# Problem requirements
Reproduce nothing but the lines from the start of the material through the line that includes "convenience = [8.16, 8.31, 9.15, 9.32]", both ends included, and omit every picture.

# Items

☆ ☆ ☆ ☆ ☆

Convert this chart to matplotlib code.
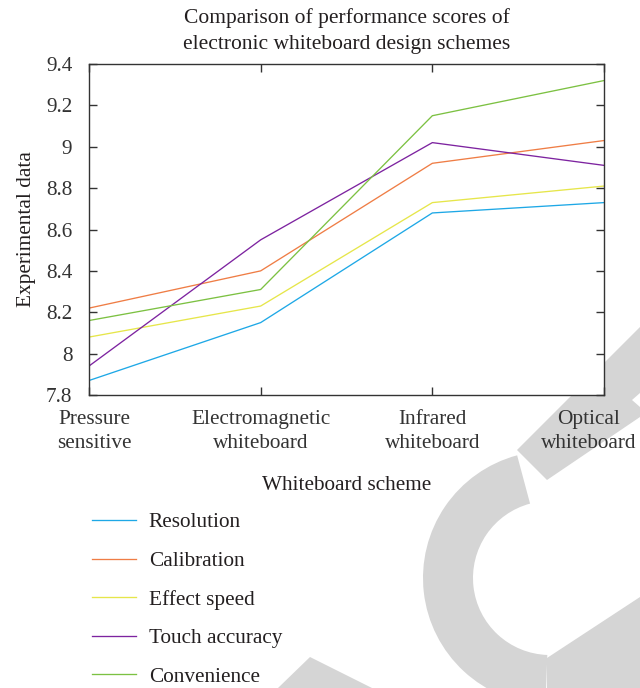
import matplotlib
matplotlib.use("Agg")
import matplotlib.pyplot as plt
import matplotlib as mpl
from matplotlib.patches import Polygon, Wedge
from matplotlib.transforms import ScaledTranslation
import numpy as np

mpl.rcParams['font.family'] = ['Liberation Serif', 'DejaVu Serif']
mpl.rcParams['text.color'] = '#231f20'
mpl.rcParams['axes.labelcolor'] = '#231f20'
mpl.rcParams['xtick.color'] = '#333333'
mpl.rcParams['ytick.color'] = '#333333'

# data
schemes = ["Pressure\nsensitive", "Electromagnetic\nwhiteboard",
           "Infrared\nwhiteboard", "Optical\nwhiteboard"]
resolution = [7.87, 8.15, 8.68, 8.73]
calibration = [8.22, 8.40, 8.92, 9.03]
effect_speed = [8.08, 8.23, 8.73, 8.81]
touch_accuracy = [7.94, 8.55, 9.02, 8.91]
convenience = [8.16, 8.31, 9.15, 9.32]

series_names = ["Resolution", "Calibration", "Effect speed",
                "Touch accuracy", "Convenience"]
series_colors = ["#1ea8e6", "#ef7d45", "#e6e64a", "#7d23a0", "#7cc142"]
yticks = [7.8, 8, 8.2, 8.4, 8.6, 8.8, 9, 9.2, 9.4]
ytick_labels = ["7.8", "8", "8.2", "8.4", "8.6", "8.8", "9", "9.2", "9.4"]

FS = 15.3

fig = plt.figure(figsize=(6.4, 6.88), dpi=100)
ax = fig.add_axes([89/640, 1-395/688, (604-89)/640, (395-64)/688])

x = np.arange(len(schemes))
for vals, name, col in zip([resolution, calibration, effect_speed,
                            touch_accuracy, convenience],
                           series_names, series_colors):
    ax.plot(x, vals, color=col, lw=0.95, label=name)

ax.set_xlim(0, 3)
ax.set_ylim(7.8, 9.4)
ax.set_xticks(x)
ax.set_xticklabels(schemes, fontsize=FS, linespacing=1.37)
ax.set_yticks(yticks)
ax.set_yticklabels(ytick_labels, fontsize=FS)
ax.tick_params(direction='in', length=6, width=1, top=True, right=True)
ax.tick_params(axis='y', pad=12)
ax.tick_params(axis='x', pad=11)
for s in ax.spines.values():
    s.set_color('#333333')
    s.set_linewidth(1.0)

# outer labels are nudged inwards like in the original
labs = ax.get_xticklabels()
labs[0].set_transform(labs[0].get_transform() + ScaledTranslation(0.05, 0, fig.dpi_scale_trans))
labs[-1].set_transform(labs[-1].get_transform() + ScaledTranslation(-0.15, 0, fig.dpi_scale_trans))

ax.set_title("Comparison of performance scores of\nelectronic whiteboard design schemes",
             fontsize=15.5, pad=10.5, linespacing=1.52)
ax.set_xlabel("Whiteboard scheme", fontsize=FS, labelpad=16)
ax.set_ylabel("Experimental data", fontsize=FS, labelpad=7)

ax.legend(loc='upper left', bbox_to_anchor=(83/640, 1-504/688),
          bbox_transform=fig.transFigure, frameon=False, fontsize=FS,
          handlelength=2.1, handletextpad=0.6, labelspacing=0.88,
          borderpad=0.4, borderaxespad=0)

# grey retraction watermark shapes behind the text
wm = '#d5d5d5'
def px(pts):
    return [(a/100, (688-b)/100) for a, b in pts]
fig.patches.append(Polygon(px([(517, 450), (640, 327), (640, 393), (632, 400),
                               (640, 407), (640, 417), (547, 480)]),
                           closed=True, color=wm, lw=0, zorder=-5,
                           transform=fig.dpi_scale_trans))
fig.patches.append(Wedge((5.50, 1.10), 1.27, 105, 268, width=0.5, color=wm,
                         lw=0, zorder=-5, transform=fig.dpi_scale_trans))
fig.patches.append(Polygon(px([(547, 658), (640, 597), (640, 688), (547, 688)]),
                           closed=True, color=wm, lw=0, zorder=-5,
                           transform=fig.dpi_scale_trans))
fig.patches.append(Polygon(px([(310, 657), (278, 688), (372, 688)]),
                           closed=True, color=wm, lw=0, zorder=-5,
                           transform=fig.dpi_scale_trans))

fig.savefig("out.png", dpi=100)
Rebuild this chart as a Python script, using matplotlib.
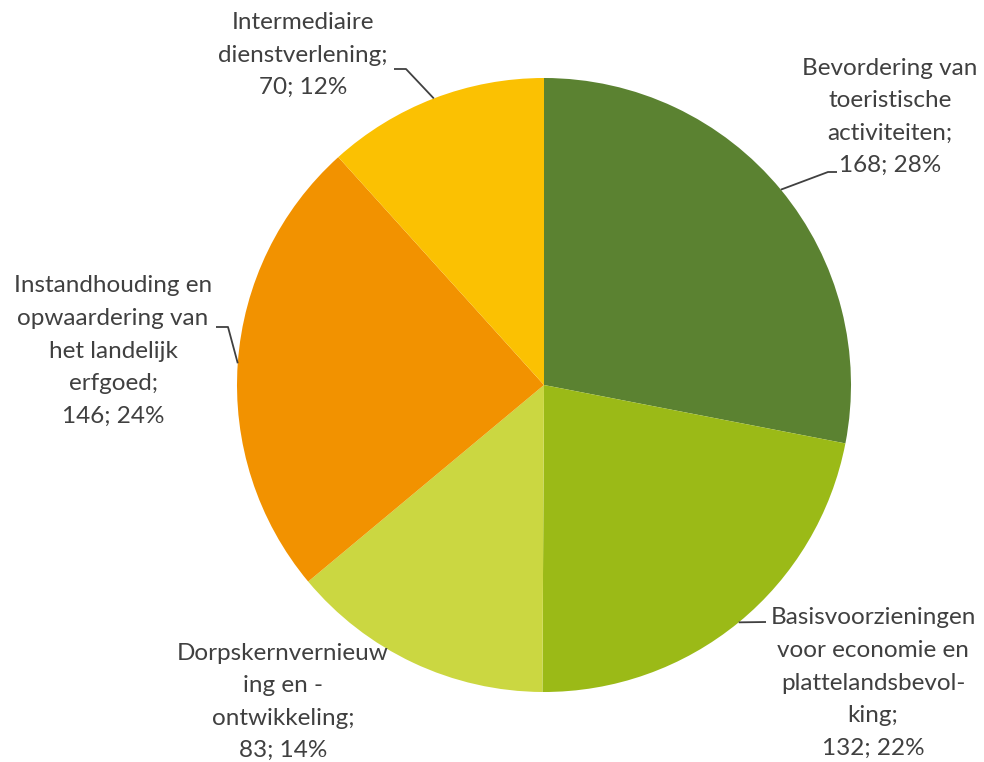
import matplotlib
matplotlib.use("Agg")
import matplotlib.pyplot as plt
import numpy as np

categories = [
    "Bevordering van\ntoeristische\nactiviteiten",
    "Basisvoorzieningen\nvoor economie en\nplattelandsbevol-\nking",
    "Dorpskernvernieuw\ning en -\nontwikkeling",
    "Instandhouding en\nopwaardering van\nhet landelijk\nerfgoed",
    "Intermediaire\ndienstverlening",
]
values = [168, 132, 83, 146, 70]
colors = ["#5B8231", "#9BBA17", "#CBD741", "#F29200", "#FBC102"]

W, H = 984, 762
fig = plt.figure(figsize=(W / 100, H / 100), dpi=100)
ax = fig.add_axes([0, 0, 1, 1])

cx, cy, R = 544, H - 385, 307
wedges, _ = ax.pie(values, colors=colors, startangle=90, counterclock=False,
                   center=(cx, cy), radius=R, frame=True,
                   wedgeprops=dict(linewidth=0))
ax.set_xlim(0, W)
ax.set_ylim(0, H)
ax.set_aspect("equal")
ax.axis("off")

total = sum(values)
font = ["Lato", "DejaVu Sans"]
txtcol = "#404040"
fs = 17.5
lsp = 32.5

# label layout: (center x, center y in pixel-from-top)
label_pos = [(890, 117), (873, 683), (283, 702), (113, 351), (303, 55)]
# leader elbows (pixel-from-top), list of points after the edge point
leaders = [
    [(828, 172), (837, 172)],
    [(766, 622)],
    None,
    [(228, 327), (216, 327)],
    [(406, 69), (394, 69)],
]

for i, (cat, v) in enumerate(zip(categories, values)):
    pct = round(100 * v / total)
    lines = cat.split("\n")
    lines[-1] = lines[-1] + ";"
    lines.append(f"{v}; {pct}%")
    x, yc = label_pos[i]
    n = len(lines)
    for k, ln in enumerate(lines):
        yk = yc + (k - (n - 1) / 2) * lsp
        ax.text(x, H - yk, ln, ha="center", va="center", fontsize=fs,
                family=font, color=txtcol)
    if leaders[i] is not None:
        w = wedges[i]
        mid = np.deg2rad((w.theta1 + w.theta2) / 2)
        ex, ey = cx + R * np.cos(mid), cy + R * np.sin(mid)
        xs = [ex] + [p[0] for p in leaders[i]]
        ys = [ey] + [H - p[1] for p in leaders[i]]
        ax.plot(xs, ys, color="#404040", lw=1.3, solid_capstyle="butt")

fig.savefig("out.png", dpi=100)
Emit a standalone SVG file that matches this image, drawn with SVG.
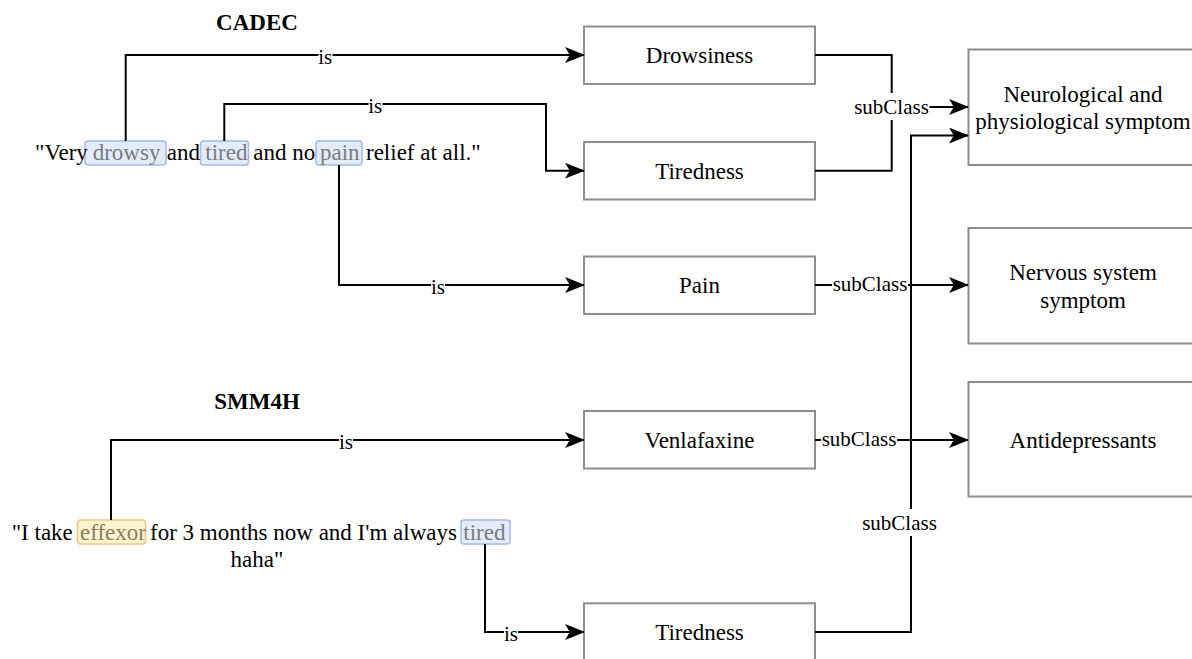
<svg xmlns="http://www.w3.org/2000/svg" width="1192" height="659" viewBox="0 0 1192 659">
<defs>
<marker id="arr" markerUnits="userSpaceOnUse" markerWidth="20" markerHeight="16" viewBox="0 0 19 15" refX="18" refY="7.5" orient="auto">
<path d="M0,0 L19,7.5 L0,15 L4.5,7.5 Z" fill="#000"/>
</marker>
<style>
text{font-family:"Liberation Serif","Times New Roman",serif;fill:#000}
.box{fill:#fff;stroke:#8e8e8e;stroke-width:2}
.bt{font-size:23px;text-anchor:middle}
.title{font-size:23px;font-weight:bold;text-anchor:middle}
.sent{font-size:23px}
.hlb{fill:#e4ecfb;stroke:#a3bbe4;stroke-width:1.5}
.hly{fill:#fff3d0;stroke:#e3cc88;stroke-width:1.5}
.hlt{fill:#7b7b7b}
.hlty{fill:#877e62}
.edge{fill:none;stroke:#000;stroke-width:2}
.lbl{font-size:21px;text-anchor:middle}
.lbg{fill:#fff}
</style>
</defs>
<rect width="1192" height="659" fill="#fff"/>

<g id="cadec-title"><text class="title" x="257" y="29.5">CADEC</text></g>
<g id="smm4h-title"><text class="title" x="257" y="409">SMM4H</text></g>

<g id="sentence-cadec">
<rect class="hlb" x="85" y="141" width="81" height="24" rx="3"/>
<rect class="hlb" x="200.5" y="141" width="48" height="24" rx="3"/>
<rect class="hlb" x="316" y="141" width="46" height="24" rx="3"/>
<text class="sent" y="160"><tspan x="35">"Very</tspan><tspan x="92.7" class="hlt">drowsy</tspan><tspan x="166.7">and</tspan><tspan x="205.3" class="hlt">tired</tspan><tspan x="253.3">and no</tspan><tspan x="320" class="hlt">pain</tspan><tspan x="366">relief at all."</tspan></text>
</g>

<g id="sentence-smm4h">
<rect class="hly" x="77.5" y="520" width="68" height="24" rx="3"/>
<rect class="hlb" x="461" y="520" width="49" height="24" rx="3"/>
<text class="sent" y="539.5"><tspan x="11.7">"I take</tspan><tspan x="80" class="hlty">effexor</tspan><tspan x="150">for 3 months now and I'm always</tspan><tspan x="463.3" class="hlt">tired</tspan></text>
<text class="sent" x="257" y="567" text-anchor="middle">haha"</text>
</g>

<g id="node-drowsiness"><rect class="box" x="584" y="26.5" width="231" height="57.5"/><text class="bt" x="699.5" y="63.3">Drowsiness</text></g>
<g id="node-tiredness1"><rect class="box" x="584" y="142" width="231" height="57.5"/><text class="bt" x="699.5" y="179">Tiredness</text></g>
<g id="node-pain"><rect class="box" x="584" y="256.5" width="231" height="57.5"/><text class="bt" x="699.5" y="293.3">Pain</text></g>
<g id="node-venlafaxine"><rect class="box" x="584" y="411" width="231" height="57.5"/><text class="bt" x="699.5" y="448">Venlafaxine</text></g>
<g id="node-tiredness2"><rect class="box" x="584" y="603.3" width="231" height="70"/><text class="bt" x="699.5" y="640.3">Tiredness</text></g>

<g id="node-neuro"><rect class="box" x="968.5" y="49.5" width="231" height="115.5"/><text class="bt" x="1083" y="101.7">Neurological and</text><text class="bt" x="1083" y="129.3">physiological symptom</text></g>
<g id="node-nervous"><rect class="box" x="968.5" y="228" width="231" height="115.5"/><text class="bt" x="1083" y="280">Nervous system</text><text class="bt" x="1083" y="307.6">symptom</text></g>
<g id="node-antidep"><rect class="box" x="968.5" y="382" width="231" height="114.5"/><text class="bt" x="1083" y="447.5">Antidepressants</text></g>

<g id="connectors">
<path class="edge" d="M125.7,141 V55 H584" marker-end="url(#arr)"/>
<path class="edge" d="M224.3,141 V104 H546 V170.7 H584" marker-end="url(#arr)"/>
<path class="edge" d="M339,165 V285 H584" marker-end="url(#arr)"/>
<path class="edge" d="M111,520 V440 H584" marker-end="url(#arr)"/>
<path class="edge" d="M485,544 V632 H584" marker-end="url(#arr)"/>
<path class="edge" d="M815,55 H891.7 V107 H968" marker-end="url(#arr)"/>
<path class="edge" d="M815,170.7 H891.7 V107"/>
<path class="edge" d="M815,285 H968" marker-end="url(#arr)"/>
<path class="edge" d="M815,440 H968" marker-end="url(#arr)"/>
<path class="edge" d="M815,632 H911 V135.5 H968" marker-end="url(#arr)"/>

<rect class="lbg" x="318.5" y="47" width="14" height="21"/><text class="lbl" x="325.3" y="63.5">is</text>
<rect class="lbg" x="368.5" y="96" width="14" height="21"/><text class="lbl" x="375.3" y="112.5">is</text>
<rect class="lbg" x="431" y="277" width="14" height="21"/><text class="lbl" x="438" y="293.5">is</text>
<rect class="lbg" x="339" y="432" width="14" height="21"/><text class="lbl" x="346" y="448.5">is</text>
<rect class="lbg" x="504" y="624" width="14" height="21"/><text class="lbl" x="511" y="640.5">is</text>

<rect class="lbg" x="853.5" y="93" width="76" height="27"/><text class="lbl" x="891.5" y="114">subClass</text>
<rect class="lbg" x="832" y="275" width="76" height="20"/><text class="lbl" x="870" y="291">subClass</text>
<rect class="lbg" x="821" y="430" width="76" height="20"/><text class="lbl" x="859" y="446">subClass</text>
<rect class="lbg" x="861.5" y="509" width="76" height="27"/><text class="lbl" x="899.5" y="530">subClass</text>
</g>
</svg>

☆ ☆ ☆ ☆ ☆

# The reply
Convert this chart to matplotlib code.
import matplotlib
matplotlib.use("Agg")
import matplotlib.pyplot as plt
import matplotlib as mpl
from matplotlib.patches import Polygon, Wedge
from matplotlib.transforms import ScaledTranslation
import numpy as np

mpl.rcParams['font.family'] = ['Liberation Serif', 'DejaVu Serif']
mpl.rcParams['text.color'] = '#231f20'
mpl.rcParams['axes.labelcolor'] = '#231f20'
mpl.rcParams['xtick.color'] = '#333333'
mpl.rcParams['ytick.color'] = '#333333'

# data
schemes = ["Pressure\nsensitive", "Electromagnetic\nwhiteboard",
           "Infrared\nwhiteboard", "Optical\nwhiteboard"]
resolution = [7.87, 8.15, 8.68, 8.73]
calibration = [8.22, 8.40, 8.92, 9.03]
effect_speed = [8.08, 8.23, 8.73, 8.81]
touch_accuracy = [7.94, 8.55, 9.02, 8.91]
convenience = [8.16, 8.31, 9.15, 9.32]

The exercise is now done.